Review: Levogyre – Hysteresis (self-released, May 11)

In a recent interview for Mortar, DMV-area noise booking agent Chris Griffiths spoke about the excitement of hosting artists for their first gigs with a pro PA: “They’re learning how to work with heavy feedback. They’re discovering the gut-punch lows of a good subwoofer. And once they’ve heard it that way, they’re hungry to make it sound as potent as possible.” One of these newcomers that cut their teeth on the hulking speakers at DC’s own Rhizome space is Levogyre, a pair of local heads with a shared hunger for cranked volume and crushing textures. They made their New York debut a few weeks ago on a Dead Gods bill, delivering a searing heavy electronics set about which my only complaint was that it was too short. Their second tape Hysteresis documents the rapid maturation of their sound, a marked improvement over the already solid debut C20 they put out last year. The material is sharper and more active; the duo are still masters of the seething slow build, but shorter tracks like “Solar Maxima” are an opportunity to work up whirlwind assaults of stabbing feedback and pedal-crunched scrap metal abuse.

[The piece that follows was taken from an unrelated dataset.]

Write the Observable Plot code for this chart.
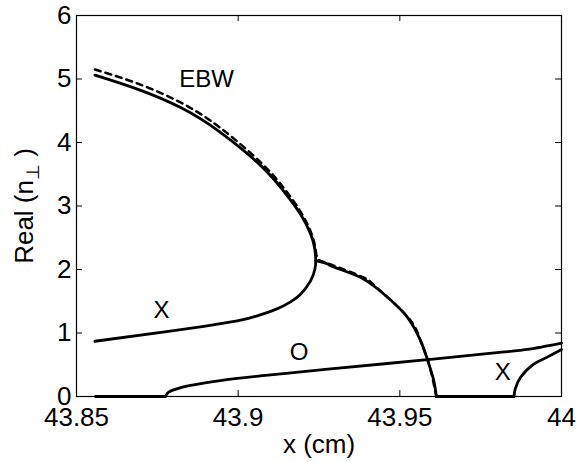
<!DOCTYPE html>
<html>
<head>
<meta charset="utf-8">
<script src="https://cdn.jsdelivr.net/npm/d3@7"></script>
<script src="https://cdn.jsdelivr.net/npm/@observablehq/plot@0.6"></script>
<style>
  html, body { margin: 0; padding: 0; background: #fff; }
</style>
</head>
<body>
<div id="chart"></div>
<script>
// ---- Axis ticks ----
const xTickValues = [43.85, 43.9, 43.95, 44];
const xTickLabels = ["43.85", "43.9", "43.95", "44"];
const yTickValues = [0, 1, 2, 3, 4, 5, 6];
const yTickLabels = ["0", "1", "2", "3", "4", "5", "6"];

// ---- Solid curves (hot plasma) ----
// X-mode lower branch (left) up to the fold
const xModeLeftX = [43.8557, 43.879, 43.8894, 43.8997, 43.9059, 43.912, 43.9162, 43.9193, 43.9224, 43.9237, 43.924];
const xModeLeftY = [0.87, 1.03, 1.105, 1.19, 1.27, 1.38, 1.49, 1.61, 1.82, 2.0, 2.14];
// EBW upper branch from fold back to the left
const ebwX = [43.924, 43.9236, 43.9224, 43.9193, 43.914, 43.9069, 43.8945, 43.8822, 43.8688, 43.8557];
const ebwY = [2.14, 2.35, 2.56, 2.87, 3.24, 3.64, 4.16, 4.55, 4.84, 5.06];
// Branch descending from the coalescence point to zero
const descX = [43.924, 43.9275, 43.9286, 43.9385, 43.9425, 43.9523, 43.9564, 43.959, 43.9605, 43.9613];
const descY = [2.14, 2.09, 2.06, 1.86, 1.72, 1.25, 0.88, 0.51, 0.25, 0];
// Zero segments (cut-off regions)
const zeroLeftX = [43.8559, 43.8775];
const zeroLeftY = [0, 0];
const zeroMidX = [43.9613, 43.9853];
const zeroMidY = [0, 0];
// O-mode
const oModeX = [43.8775, 43.8785, 43.8822, 43.8945, 43.91, 43.9255, 43.9286, 43.9585, 43.98, 43.99, 44.0];
const oModeY = [0, 0.07, 0.14, 0.25, 0.34, 0.42, 0.435, 0.58, 0.69, 0.745, 0.84];
// X-mode right
const xModeRightX = [43.9853, 43.9857, 43.9873, 43.9914, 43.9956, 44.0];
const xModeRightY = [0, 0.12, 0.30, 0.51, 0.62, 0.74];

// ---- Dashed curve (cold approximation of EBW) ----
const ebwColdX = [43.8557, 43.8688, 43.8822, 43.8945, 43.9069, 43.914, 43.9193, 43.9224, 43.9238, 43.9246, 43.9286, 43.9385, 43.9425, 43.9523, 43.9564, 43.959, 43.9613];
const ebwColdY = [5.15, 4.93, 4.63, 4.23, 3.69, 3.29, 2.91, 2.60, 2.36, 2.17, 2.08, 1.88, 1.73, 1.26, 0.88, 0.51, 0];

// ---- Labels ----
const labelText = ["EBW", "X", "O", "X"];
const labelX = [43.8902, 43.8763, 43.9188, 43.9818];
const labelY = [5.0, 1.35, 0.70, 0.38];

// ---- Build tables ----
function toRows(name, xs, ys) { return xs.map((x, i) => ({series: name, x, y: ys[i]})); }
const foldRows = toRows("xebw", [...xModeLeftX, ...ebwX.slice(1)], [...xModeLeftY, ...ebwY.slice(1)]);
const otherRows = [
  ...toRows("desc", descX, descY),
  ...toRows("zeroL", zeroLeftX, zeroLeftY),
  ...toRows("zeroM", zeroMidX, zeroMidY),
  ...toRows("O", oModeX, oModeY),
  ...toRows("Xr", xModeRightX, xModeRightY)
];
const dashedRows = toRows("cold", ebwColdX, ebwColdY);
const labels = labelText.map((t, i) => ({t, x: labelX[i], y: labelY[i]}));

const W = 580, H = 462, mL = 76, mR = 19, mT = 15, mB = 66;
const fw = W - mL - mR, fh = H - mT - mB, tk = 6;

const chart = Plot.plot({
  width: W, height: H,
  marginLeft: mL, marginRight: mR, marginTop: mT, marginBottom: mB,
  style: {fontFamily: "'Liberation Sans', Arial, Helvetica, sans-serif", background: "white", color: "black"},
  x: {domain: [43.85, 44]},
  y: {domain: [0, 6]},
  marks: [
    Plot.axisX({ticks: xTickValues, tickSize: 0, tickPadding: 11, fontSize: 26, label: null,
                tickFormat: d => xTickLabels[xTickValues.indexOf(d)]}),
    Plot.axisY({ticks: yTickValues, tickSize: 0, tickPadding: 5, fontSize: 26, label: null,
                tickFormat: d => yTickLabels[yTickValues.indexOf(d)]}),
    Plot.tickX(xTickValues, {x: d => d, insetTop: fh - tk, stroke: "black", strokeWidth: 1}),
    Plot.tickX(xTickValues, {x: d => d, insetBottom: fh - tk, stroke: "black", strokeWidth: 1}),
    Plot.tickY(yTickValues, {y: d => d, insetRight: fw - tk, stroke: "black", strokeWidth: 1}),
    Plot.tickY(yTickValues, {y: d => d, insetLeft: fw - tk, stroke: "black", strokeWidth: 1}),
    Plot.line(foldRows, {x: "x", y: "y", curve: "natural", stroke: "black", strokeWidth: 2.8}),
    Plot.line(otherRows, {x: "x", y: "y", z: "series", curve: "catmull-rom", stroke: "black", strokeWidth: 2.8}),
    Plot.line(dashedRows, {x: "x", y: "y", curve: "natural", stroke: "black", strokeWidth: 2.5, strokeDasharray: "6,5"}),
    Plot.text(labels, {x: "x", y: "y", text: "t", fontSize: 24, fill: "black"}),
    Plot.text(["x (cm)"], {frameAnchor: "bottom", dy: 56, lineAnchor: "bottom", fontSize: 26, fill: "black"}),
    Plot.text(["Real (n⊥)"], {frameAnchor: "left", dx: -44, rotate: -90, textAnchor: "middle", lineAnchor: "bottom", fontSize: 26, fill: "black"}),
    Plot.frame({stroke: "black", strokeWidth: 1.2})
  ]
});

d3.select(chart).selectAll("text").filter(function() { return this.textContent === "Real (n⊥)"; })
  .each(function() {
    const t = d3.select(this);
    t.text("");
    t.append("tspan").text("Real (n");
    t.append("tspan").attr("dy", 6).attr("font-size", 18).text("⊥");
    t.append("tspan").attr("dy", -6).text(" )");
  });

document.getElementById("chart").appendChild(chart);
</script>
</body>
</html>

There’s a looseness to the A side that I really enjoy, like they’re using everything on the workbench and seeing what sticks while still managing to sculpt it all into engaging compositions. The “Hysteresis” diptych adds some shifty psychedelic tape work to the mix, setting the stage for the slow-motion mushroom cloud of “It Contains Within Itself Everything Necessary for Its Own Existence.” This one is closest to their live set, an insistent climb toward chaos, and when it gets there you wish it would go on forever. Hysteresis is one of those tapes where the only thing more exciting than hearing it is thinking about what the project will do next.